During my week with the GTI, I had to make several trips into Los Angeles, enjoying FM radio for the first time in awhile. My nearby suburb, located in a valley, is a dead zone for all the cool L.A. stations, which is why I pay extra for satellite radio in my personal vehicle. That’s also why I missed having it in the GTI Rabbit Edition.
Storage and Space
You’ll find useful bins and nooks for your small loose items, such as a generous glove box, huge door panel bins, and a tray for your smartphone. The center console storage bin is curiously small, though.
The biggest advantage of having a hatchback is flexibility in carrying cargo, and in this regard the GTI excels. In my opinion, it is superior to tiny, subcompact crossover SUVs that cost just as much as my GTI but aren’t nearly as enjoyable to drive.
Behind the rear seats, you can stuff 22.8 cu.-ft. of gear. Fold the seats down and you’ll get 52.7 cu.-ft of space. The rear seats are split 60/40, but there’s also a pass-thru for transporting long, skinny items like lacrosse sticks while retaining 4-passenger seating capacity.
Visibility and Safety
Thanks in part to the car’s excellent seats and slim windshield pillars, the GTI provides excellent forward visibility. The view to the sides and rear is terrific, too, making it exceptionally easy to place the car when threading through traffic and parking.
New for 2019, Volkswagen makes automatic emergency braking with forward collision warning and pedestrian detection, as well as blind spot monitoring with rear traffic alert, standard or available across the GTI line. With the base S trim, you’ll only have to have $450 extra for these upgrades, which is a terrific deal.

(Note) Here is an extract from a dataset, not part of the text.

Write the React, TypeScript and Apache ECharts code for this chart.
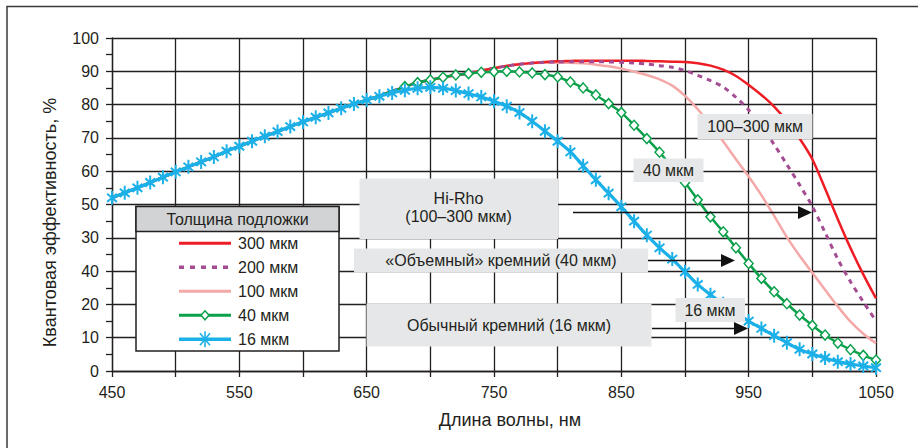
import React, { useEffect, useRef } from "react";
import * as echarts from "echarts";

// ---------- data ----------
const wavelengths = [
  450, 460, 470, 480, 490, 500, 510, 520, 530, 540,
  550, 560, 570, 580, 590, 600, 610, 620, 630, 640,
  650, 660, 670, 680, 690, 700, 710, 720, 730, 740,
  750, 760, 770, 780, 790, 800, 810, 820, 830, 840,
  850, 860, 870, 880, 890, 900, 910, 920, 930, 940,
  950, 960, 970, 980, 990, 1000, 1010, 1020, 1030, 1040,
  1050,
];

const qe16 = [
  52.0, 53.5, 55.0, 56.6, 58.2, 59.8, 61.3, 62.8, 64.3, 66.0,
  67.5, 69.0, 70.5, 71.9, 73.4, 74.8, 76.2, 77.5, 78.9, 80.2,
  81.4, 82.5, 83.5, 84.3, 84.9, 85.2, 84.9, 84.2, 83.3, 82.3,
  81.0, 79.5, 77.6, 75.0, 72.0, 69.0, 65.8, 61.6, 57.4, 53.4,
  49.3, 45.0, 40.8, 37.0, 33.6, 29.8, 26.0, 22.9, 20.2, 17.5,
  15.0, 12.8, 10.6, 8.5, 6.5, 5.1, 3.9, 2.8, 2.1, 1.5,
  1.0,
];

const qe40 = [
  52.0, 53.5, 55.0, 56.6, 58.2, 59.8, 61.3, 62.8, 64.3, 66.0,
  67.5, 69.0, 70.5, 71.9, 73.4, 74.8, 76.2, 77.5, 78.9, 80.2,
  81.4, 82.6, 84.0, 85.4, 86.6, 87.4, 88.2, 88.9, 89.3, 89.7,
  89.9, 90.0, 89.8, 89.5, 89.0, 88.3, 86.8, 85.0, 82.9, 80.3,
  77.6, 73.8, 69.8, 65.7, 61.2, 56.6, 51.4, 46.3, 41.8, 37.0,
  32.3, 27.8, 23.8, 20.2, 16.8, 13.7, 10.8, 8.4, 6.4, 4.7,
  3.3,
];

const qe100 = [
  52.0, 53.5, 55.0, 56.6, 58.2, 59.8, 61.3, 62.8, 64.3, 66.0,
  67.5, 69.0, 70.5, 71.9, 73.4, 74.8, 76.2, 77.5, 78.9, 80.2,
  81.4, 82.6, 84.0, 85.4, 86.6, 87.4, 88.2, 88.9, 89.4, 90.2,
  91.0, 91.7, 92.2, 92.5, 92.6, 92.6, 92.6, 92.4, 92.0, 91.5,
  90.8, 89.9, 88.9, 87.6, 85.7, 82.6, 78.6, 73.9, 68.9, 63.6,
  58.4, 52.8, 46.6, 40.2, 34.6, 29.5, 24.4, 19.4, 14.8, 11.2,
  8.3,
];

const qe200 = [
  52.0, 53.5, 55.0, 56.6, 58.2, 59.8, 61.3, 62.8, 64.3, 66.0,
  67.5, 69.0, 70.5, 71.9, 73.4, 74.8, 76.2, 77.5, 78.9, 80.2,
  81.4, 82.6, 84.0, 85.4, 86.6, 87.4, 88.2, 88.9, 89.4, 90.2,
  90.9, 91.6, 92.1, 92.5, 92.7, 92.8, 92.9, 92.9, 92.9, 92.8,
  92.7, 92.5, 92.2, 91.7, 91.2, 90.2, 88.8, 87.2, 85.3, 82.2,
  78.4, 73.6, 68.0, 62.0, 55.9, 49.4, 41.6, 33.6, 26.8, 20.8,
  15.0,
];

const qe300 = [
  52.0, 53.5, 55.0, 56.6, 58.2, 59.8, 61.3, 62.8, 64.3, 66.0,
  67.5, 69.0, 70.5, 71.9, 73.4, 74.8, 76.2, 77.5, 78.9, 80.2,
  81.4, 82.6, 84.0, 85.4, 86.6, 87.4, 88.2, 88.9, 89.4, 90.2,
  90.9, 91.6, 92.1, 92.5, 92.8, 93.0, 93.1, 93.2, 93.2, 93.2,
  93.2, 93.2, 93.1, 93.0, 92.9, 92.8, 92.4, 91.7, 90.5, 88.6,
  85.9, 82.9, 79.4, 75.0, 69.8, 63.6, 54.8, 45.6, 36.9, 29.0,
  21.8,
];

const xTickLabels = ["450", "550", "650", "750", "850", "950", "1050"];
const yTickLabels = ["0", "10", "20", "40", "30", "50", "60", "70", "80", "90", "100"];

const xTitle = "Длина волны, нм";
const yTitle = "Квантовая эффективность, %";
const legendTitle = "Толщина подложки";
const legendNames = ["300 мкм", "200 мкм", "100 мкм", "40 мкм", "16 мкм"];

const noteHiRho = ["Hi-Rho", "(100–300 мкм)"];
const noteHigh = "100–300 мкм";
const note40 = "40 мкм";
const noteBulk = "«Объемный» кремний (40 мкм)";
const noteStd = "Обычный кремний (16 мкм)";
const note16 = "16 мкм";

// ---------- styles ----------
const FONT = '"Liberation Sans", Arial, Helvetica, sans-serif';
const TXT = "#231f20";
const RED = "#ee1d25";
const PURPLE = "#a44d93";
const PINK = "#f5a8a8";
const GREEN = "#0ba14b";
const BLUE = "#1cb0e8";
const BOX = "#e6e7e8";

const STAR =
  "path://M4.1,0H5.9V12H4.1Z M0.05,3.2L1.15,1.8L9.95,8.8L8.85,10.2Z M0.05,8.8L8.85,1.8L9.95,3.2L1.15,10.2Z";

function txt(text: string, x: number, y: number, extra: any = {}) {
  return {
    type: "text",
    x,
    y,
    z: 20,
    silent: true,
    style: {
      text,
      fill: TXT,
      fontSize: 16,
      fontFamily: FONT,
      align: "center",
      verticalAlign: "middle",
      textAlign: "center",
      textVerticalAlign: "middle",
      ...extra,
    },
  };
}

function box(x: number, y: number, w: number, h: number, z = 15) {
  return {
    type: "rect",
    z,
    silent: true,
    shape: { x, y, width: w, height: h },
    style: { fill: BOX },
  };
}

function arrow(x1: number, x2: number, y: number) {
  return [
    {
      type: "line",
      z: 18,
      silent: true,
      shape: { x1, y1: y, x2: x2 - 10, y2: y },
      style: { stroke: "#111", lineWidth: 1.3 },
    },
    {
      type: "polygon",
      z: 18,
      silent: true,
      shape: { points: [[x2, y], [x2 - 14, y - 6.5], [x2 - 14, y + 6.5]] },
      style: { fill: "#111" },
    },
  ];
}

export default function App() {
  const ref = useRef<HTMLDivElement>(null);

  useEffect(() => {
    document.body.style.margin = "0";
    const chart = echarts.init(ref.current!, null, { renderer: "svg" });

    const pairs = (ys: number[]) => wavelengths.map((x, i) => [x, ys[i]]);

    // ----- legend (custom box) -----
    const lgX = 136, lgY = 206.5, lgW = 203, lgH = 144.5, hdrH = 25;
    const lineX1 = 179, lineX2 = 231, textX = 238;
    const rowY = (i: number) => 243.3 + 24 * i;
    const legendStyles = [
      { stroke: RED, lineWidth: 3 },
      { stroke: PURPLE, lineWidth: 3.5, lineDash: [5, 6] },
      { stroke: PINK, lineWidth: 3 },
      { stroke: GREEN, lineWidth: 3 },
      { stroke: BLUE, lineWidth: 3.5 },
    ];
    const legendEls: any[] = [
      {
        type: "rect",
        z: 5,
        silent: true,
        shape: { x: lgX, y: lgY, width: lgW, height: lgH },
        style: { fill: "#fff", stroke: TXT, lineWidth: 1.5 },
      },
      {
        type: "rect",
        z: 6,
        silent: true,
        shape: { x: lgX, y: lgY, width: lgW, height: hdrH },
        style: { fill: "#d1d3d4", stroke: TXT, lineWidth: 1.5 },
      },
      txt(legendTitle, lgX + lgW / 2, lgY + hdrH / 2 + 0.5),
    ];
    legendNames.forEach((name, i) => {
      const y = rowY(i);
      legendEls.push({
        type: "line",
        z: 7,
        silent: true,
        shape: { x1: lineX1, y1: y, x2: lineX2, y2: y },
        style: legendStyles[i],
      });
      legendEls.push(txt(name, textX, y, { align: "left", textAlign: "left" }));
    });
    const cx = (lineX1 + lineX2) / 2;
    legendEls.push({
      type: "polygon",
      z: 8,
      silent: true,
      shape: { points: [[cx, rowY(3) - 4.5], [cx + 4, rowY(3)], [cx, rowY(3) + 4.5], [cx - 4, rowY(3)]] },
      style: { fill: "#fff", stroke: GREEN, lineWidth: 1.5 },
    });
    const sy = rowY(4);
    [
      [cx, sy - 8, cx, sy + 8],
      [cx - 5, sy - 6, cx + 5, sy + 6],
      [cx - 5, sy + 6, cx + 5, sy - 6],
    ].forEach(([x1, y1, x2, y2]) =>
      legendEls.push({
        type: "line",
        z: 8,
        silent: true,
        shape: { x1, y1, x2, y2 },
        style: { stroke: BLUE, lineWidth: 1.6 },
      })
    );

    // ----- annotations -----
    const notes: any[] = [
      box(359.5, 178.5, 198.5, 60.5),
      txt(noteHiRho[0], 458.5, 198.5),
      txt(noteHiRho[1], 458.5, 216.5),
      box(697.5, 114, 115, 25),
      txt(noteHigh, 755, 126.5),
      box(633.5, 158.5, 70, 23.5),
      txt(note40, 668.5, 170.5),
      box(354, 248.5, 294, 24),
      txt(noteBulk, 501, 260.5),
      box(366.5, 303.5, 285, 43),
      txt(noteStd, 509, 325),
      box(675.5, 298, 69.5, 24),
      txt(note16, 710, 310),
      ...arrow(573, 812, 212.5),
      ...arrow(648, 735, 260.5),
      ...arrow(652, 748, 328.5),
    ];

    const frame = {
      type: "rect",
      z: 1,
      silent: true,
      shape: { x: 7, y: 6.5, width: 1000, height: 1000 },
      style: { fill: "none", stroke: "#3a3a3a", lineWidth: 1.5 },
    };

    const titles = [
      txt(xTitle, 510, 420, { fontSize: 18 }),
      { ...txt(yTitle, 50, 222.5, { fontSize: 18 }), rotation: Math.PI / 2 },
    ];

    const option: any = {
      animation: false,
      backgroundColor: "#fff",
      textStyle: { fontFamily: FONT },
      grid: { left: 112, right: 42, top: 38, bottom: 77, containLabel: false, outerBoundsMode: "none" },
      xAxis: {
        type: "value",
        min: 450,
        max: 1050,
        interval: 50,
        axisLine: { show: true, lineStyle: { color: TXT, width: 1.3 } },
        axisTick: { show: true, length: 6, lineStyle: { color: TXT, width: 1.3 } },
        splitLine: { show: true, lineStyle: { color: TXT, width: 1.3 } },
        axisLabel: {
          color: TXT,
          fontSize: 16,
          fontFamily: FONT,
          margin: 13,
          showMinLabel: true,
          showMaxLabel: true,
          formatter: (v: number) => (xTickLabels.includes(String(v)) ? String(v) : ""),
        },
      },
      yAxis: {
        type: "value",
        min: 0,
        max: 100,
        interval: 10,
        axisLine: { show: true, lineStyle: { color: TXT, width: 1.3 } },
        axisTick: { show: true, length: 6, lineStyle: { color: TXT, width: 1.3 } },
        minorTick: { show: true, splitNumber: 2, length: 6, lineStyle: { color: TXT, width: 1.3 } },
        splitLine: { show: true, lineStyle: { color: TXT, width: 1.3 } },
        axisLabel: {
          color: TXT,
          fontSize: 16,
          fontFamily: FONT,
          margin: 13,
          formatter: (v: number) => yTickLabels[Math.round(v / 10)] ?? "",
        },
      },
      series: [
        {
          type: "line",
          name: legendNames[2],
          data: pairs(qe100),
          symbol: "none",
          smooth: 0.3,
          silent: true,
          z: 2,
          lineStyle: { color: PINK, width: 2.5 },
        },
        {
          type: "line",
          name: legendNames[0],
          data: pairs(qe300),
          symbol: "none",
          smooth: 0.3,
          silent: true,
          z: 2,
          lineStyle: { color: RED, width: 2.5 },
        },
        {
          type: "line",
          name: legendNames[1],
          data: pairs(qe200),
          symbol: "none",
          smooth: 0.3,
          silent: true,
          z: 2,
          lineStyle: { color: PURPLE, width: 3, type: [5, 5] },
        },
        {
          type: "line",
          name: legendNames[3],
          data: wavelengths.map((x, i) => ({
            value: [x, qe40[i]],
            symbol: x >= 680 ? "diamond" : "none",
          })),
          symbol: "diamond",
          symbolSize: [9, 10],
          showSymbol: true,
          smooth: 0.3,
          silent: true,
          z: 3,
          itemStyle: { color: "#fff", borderColor: GREEN, borderWidth: 1.5 },
          lineStyle: { color: GREEN, width: 2.5 },
        },
        {
          type: "line",
          name: legendNames[4],
          data: pairs(qe16),
          symbol: STAR,
          symbolSize: [11, 14],
          showSymbol: true,
          smooth: 0.3,
          silent: true,
          z: 4,
          itemStyle: { color: BLUE },
          lineStyle: { color: BLUE, width: 3.2 },
        },
      ],
      graphic: { elements: [frame, ...titles, ...legendEls, ...notes] },
    };

    chart.setOption(option);
    return () => chart.dispose();
  }, []);

  return <div ref={ref} style={{ width: 918, height: 448 }} />;
}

The 2019 Volkswagen GTI gets a “Good” rating in all Insurance Institute for Highway Safety (IIHS) testing parameters except for the small overlap frontal impact passenger-side test, which produced an “Acceptable” rating. Meanwhile, the folks at the National Highway Traffic Safety Administration give the GTI a 5-star overall rating.
Volkswagen sure knows how to wring out the last ounce of pleasure from a turbocharged engine. You might think that 228 horsepower—an increase of 8 ponies from 2018 – might not sound terribly exciting, but every last one is maximized to deliver smile after smile. And the torque, 258 lb.-ft. of the stuff starting at just 1,500 rpm, is glorious.

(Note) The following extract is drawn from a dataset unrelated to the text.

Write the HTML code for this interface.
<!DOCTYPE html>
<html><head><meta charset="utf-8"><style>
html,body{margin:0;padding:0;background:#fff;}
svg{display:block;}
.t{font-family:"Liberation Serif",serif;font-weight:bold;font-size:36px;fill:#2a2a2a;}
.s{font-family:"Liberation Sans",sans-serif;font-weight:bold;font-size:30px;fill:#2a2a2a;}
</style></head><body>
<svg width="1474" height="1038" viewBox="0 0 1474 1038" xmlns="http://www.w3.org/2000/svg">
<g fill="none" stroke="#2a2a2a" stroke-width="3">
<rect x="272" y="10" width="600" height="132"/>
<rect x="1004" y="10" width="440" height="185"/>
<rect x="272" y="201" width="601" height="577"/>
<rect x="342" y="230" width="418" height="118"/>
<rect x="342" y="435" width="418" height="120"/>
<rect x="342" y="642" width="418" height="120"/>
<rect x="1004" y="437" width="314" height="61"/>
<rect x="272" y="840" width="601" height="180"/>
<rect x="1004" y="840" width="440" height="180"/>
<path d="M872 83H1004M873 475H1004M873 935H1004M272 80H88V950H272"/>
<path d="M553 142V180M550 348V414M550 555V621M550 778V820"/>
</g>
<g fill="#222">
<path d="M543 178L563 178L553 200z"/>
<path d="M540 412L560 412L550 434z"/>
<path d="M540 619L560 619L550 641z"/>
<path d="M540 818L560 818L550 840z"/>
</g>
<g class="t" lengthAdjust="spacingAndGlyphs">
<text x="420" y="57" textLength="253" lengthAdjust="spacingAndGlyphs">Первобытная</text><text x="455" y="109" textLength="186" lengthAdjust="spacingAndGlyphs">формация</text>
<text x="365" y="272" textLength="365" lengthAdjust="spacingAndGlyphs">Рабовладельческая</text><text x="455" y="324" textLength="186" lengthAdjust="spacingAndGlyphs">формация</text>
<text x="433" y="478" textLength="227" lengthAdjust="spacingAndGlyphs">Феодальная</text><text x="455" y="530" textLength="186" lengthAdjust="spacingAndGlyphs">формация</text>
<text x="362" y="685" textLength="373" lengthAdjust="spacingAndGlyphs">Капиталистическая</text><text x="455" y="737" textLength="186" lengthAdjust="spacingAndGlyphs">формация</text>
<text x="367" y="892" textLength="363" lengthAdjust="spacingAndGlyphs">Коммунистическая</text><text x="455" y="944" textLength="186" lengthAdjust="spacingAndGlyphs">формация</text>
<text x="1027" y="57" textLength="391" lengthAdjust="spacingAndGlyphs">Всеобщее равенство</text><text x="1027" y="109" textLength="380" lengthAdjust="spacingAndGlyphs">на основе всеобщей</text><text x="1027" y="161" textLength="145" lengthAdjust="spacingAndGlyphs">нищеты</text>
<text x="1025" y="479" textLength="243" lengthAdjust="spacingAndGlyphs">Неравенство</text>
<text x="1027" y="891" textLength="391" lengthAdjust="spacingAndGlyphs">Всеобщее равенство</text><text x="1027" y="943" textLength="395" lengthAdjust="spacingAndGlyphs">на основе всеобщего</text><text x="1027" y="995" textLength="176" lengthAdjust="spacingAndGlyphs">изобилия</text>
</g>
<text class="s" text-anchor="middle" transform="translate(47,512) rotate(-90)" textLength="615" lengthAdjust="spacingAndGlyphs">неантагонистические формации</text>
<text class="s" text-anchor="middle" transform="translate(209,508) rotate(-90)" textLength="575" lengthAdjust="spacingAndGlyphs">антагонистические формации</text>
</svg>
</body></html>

Let out the clutch, step on the gas, and there are no dead spots in the GTI’s power delivery. Joyfully abundant power and torque are on tap through every one of the six gears, rowed using a tactilely pleasing round shift knob with dimples that resemble a golf ball. Clutch action is a little long, and I stalled the car a couple of times before I got used to it. The shift action is a bit long and notchy as well, and very different from the snick-snick attenuation of a Japanese gearbox, but it’s all a part of its Teutonic charm.
Running this engine to redline is seriously addictive and hedonistic. It’s no wonder that owners cite the engine as their favorite aspect of GTI ownership.
The EPA estimates that you should get 27 mpg in combined driving conditions. Even with my overenthusiastic right foot and multiple gratuitous trips to the local canyon roads, I was able to extract 26.1 mpg over the course of a week of driving.
Given this result, it’s odd that GTI owners are dissatisfied with their cars’ fuel economy. Perhaps it has to do with the engine’s premium fuel requirement.
As is true of small Volkswagen models, you can sense the skilled hands of the company’s engineers working their magic as soon as you put the car into gear.
In common driving situations, the GTI feels planted to the road but nevertheless delivers a remarkably silken ride that absorbs most of the harshness from the road. Get the GTI onto a twisty, scenic road, and its relative docility transforms. While body roll does make its presence known, a combination of light and precise steering, Golf R-sourced ventilated disc brakes (standard on all GTIs for 2019), and an otherwise taut chassis gives you a sense of confidence and the ability to toss the car into a tight turn and come out on the other side clamoring for more.
New for 2019, every version of the GTI benefits from a standard torque-sensing limited-slip differential – also known as VW’s VAQ differential – that was a part of the rabble-rousing Golf R’s drivetrain. It variably distributes the engine’s torque between the front wheels to enhance traction and reduce the steering nonsense that can sometimes befall a front-wheel-drive vehicle. Together with the Bridgestone Potenza R-rated tires, the GTI stuck its landing every time.
Those seeking greater ride and handling refinement might consider the available adaptive damping suspension (optional for SE and standard for Autobahn trims), and for maximum performance Volkswagen offers the more powerful, all-wheel-drive Golf R.
But really, if you’re looking for driving fun and enjoyment on a tighter budget, you really can’t ask for much more than a basic Volkswagen Golf GTI.
Volkswagen spent about $60 billion developing the MQB platform on which the GTI sits, along with the majority of the company’s modern vehicles. The architecture serves as the basis for everything from the compact Golf to the gigantic Atlas SUV, and underpins several Audi models as well. It is a robust foundation upon which to base a car.
In other words, as applied to the Golf GTI, the underlying structure is over-engineered, and that lends the car a sense of quality and solidity that many comparably priced vehicles lack.
Add the undeniable functionality of its hatchback configuration, laugh-inducing driving dynamics, and Volkswagen’s generous 6-year/72,000-mile bumper-to-bumper transferrable warranty, and the Golf GTI is a relatively affordable way to enjoy almost every aspect of your daily drive – without giving up an ounce of practicality.
Volkswagen of America, Inc. supplied the vehicle used for this 2019 VW Golf GTI review.